J'ai eu un peu de mal avec le mode de narration de ce roman : on a en majorité affaire à des témoignages a posteriori. Donc c'est un personnage qui raconte à quelqu'un d'autre et parfois, on a un récit à l'intérieur d'un autre récit si bien qu'on finit par ne plus savoir qui raconte et à qui !
Ceci dit, on se demande ce que Gary aurait écrit s'il vivait encore aujourd'hui et qu'il voyait l'ampleur qu'a prise la crise écologique depuis la parution de ce roman. En tout cas, un lecteur du 21e siècle peut difficilement apprécier un personnage comme Waitari, futur Staline en puissance, qui se dit prêt à éradiquer tous les animaux d'Afrique pour pouvoir couvrir son continent d'usines et de routes au nom du "progrès".
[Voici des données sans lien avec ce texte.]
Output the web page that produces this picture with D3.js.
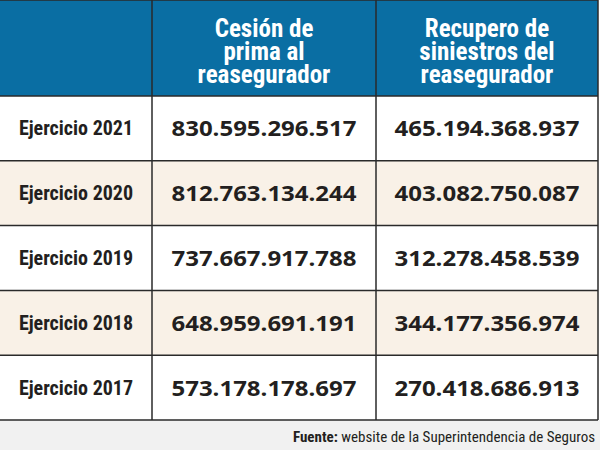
<!DOCTYPE html>
<html><head><meta charset="utf-8">
<script src="https://cdn.jsdelivr.net/npm/d3@7"></script>
<style>body{margin:0;background:#fff}</style></head>
<body><svg id="c" width="600" height="450"></svg>
<script>
const headers = ["Cesión de|prima al|reasegurador", "Recupero de|siniestros del|reasegurador"];
const categories = ["Ejercicio 2021","Ejercicio 2020","Ejercicio 2019","Ejercicio 2018","Ejercicio 2017"];
const cesion = ["830.595.296.517","812.763.134.244","737.667.917.788","648.959.691.191","573.178.178.697"];
const recupero = ["465.194.368.937","403.082.750.087","312.278.458.539","344.177.356.974","270.418.686.913"];

const svg = d3.select("#c");
const x = d3.scaleOrdinal().domain([0,1,2]).range([0,152,376]);
const xEnd = [152,376,598];
const y = d3.scaleBand().domain(categories).range([96,420]);
const cond = "'Liberation Sans Narrow','Roboto Condensed','Arial Narrow',sans-serif";

svg.append("rect").attr("x",0).attr("y",420).attr("width",600).attr("height",30).attr("fill","#f1f1f1");
svg.append("rect").attr("x",0).attr("y",0).attr("width",598).attr("height",96).attr("fill","#0a6ea3");
categories.forEach((c,i)=>{
  svg.append("rect").attr("x",0).attr("y",y(c)).attr("width",598).attr("height",y.bandwidth())
    .attr("fill", i%2 ? "#f9f1e7" : "#ffffff");
});
headers.forEach((h,j)=>{
  const cx = (x(j+1)+xEnd[j+1])/2;
  h.split("|").forEach((line,k)=>{
    svg.append("text").attr("x",cx).attr("y",37+k*23).attr("text-anchor","middle")
      .attr("fill","#fff").attr("font-family",cond).attr("font-weight","bold").attr("font-size",25)
      .text(line);
  });
});
categories.forEach((c,i)=>{
  const cy = y(c)+y.bandwidth()/2+7;
  svg.append("text").attr("x",76).attr("y",cy).attr("text-anchor","middle")
    .attr("font-family",cond).attr("font-weight","bold").attr("font-size",20).attr("fill","#231f20").text(c);
  [cesion[i],recupero[i]].forEach((v,j)=>{
    const cx=(x(j+1)+xEnd[j+1])/2;
    svg.append("text").attr("x",cx).attr("y",cy+1).attr("text-anchor","middle")
      .attr("font-family","'Open Sans',sans-serif").attr("font-weight","bold").attr("font-size",22)
      .attr("textLength",185).attr("lengthAdjust","spacingAndGlyphs").attr("fill","#231f20").text(v);
  });
});
const g = svg.append("g").attr("stroke","#2a2a2a").attr("stroke-width",1.5);
[0,96].concat(categories.map(c=>y(c)+y.bandwidth())).forEach(yy=>{
  g.append("line").attr("x1",0).attr("x2",598).attr("y1",yy).attr("y2",yy);
});
[152,376,598].forEach(xx=>g.append("line").attr("x1",xx).attr("x2",xx).attr("y1",0).attr("y2",420));
const f = svg.append("text").attr("x",595).attr("y",442).attr("text-anchor","end")
  .attr("font-family",cond).attr("font-size",15).attr("fill","#231f20");
f.append("tspan").attr("font-weight","bold").text("Fuente: ");
f.append("tspan").text("website de la Superintendencia de Seguros");
</script></body></html>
Mais le plus beau dans ce roman, c'est Morel, qui est dépeint en grande partie à travers les témoignages des gens qui l'ont connu donc il passe tantôt pour un farfelu, tantôt pour un merveilleux idéaliste et le personnage n'en paraît que plus fascinant. Et puis, une fois qu'on le rencontre vraiment et que c'est lui qui dit sa vérité...Personnellement, je l'ai trouvé très émouvant dans sa volonté pure et désintéressée de sauver les éléphants et dans sa conception de ce que doit être la dignité humaine. C'est l'histoire d'un homme qui a connu le pire de l'humanité et qui se bat pour lui indiquer le chemin à suivre pour atteindre le meilleure. Et pour Morel, l'humanité, pour se réaliser dans sa meilleure forme, doit accepter de laisser sa place à la nature au lieu de tout écraser dans sa course au progrès. Gary a créé là un personnage dont l'inébranlable confiance en l'humanité touche au sublime ! On a beau se dire qu'il est vraiment trop optimiste, c'est quand même très beau à lire.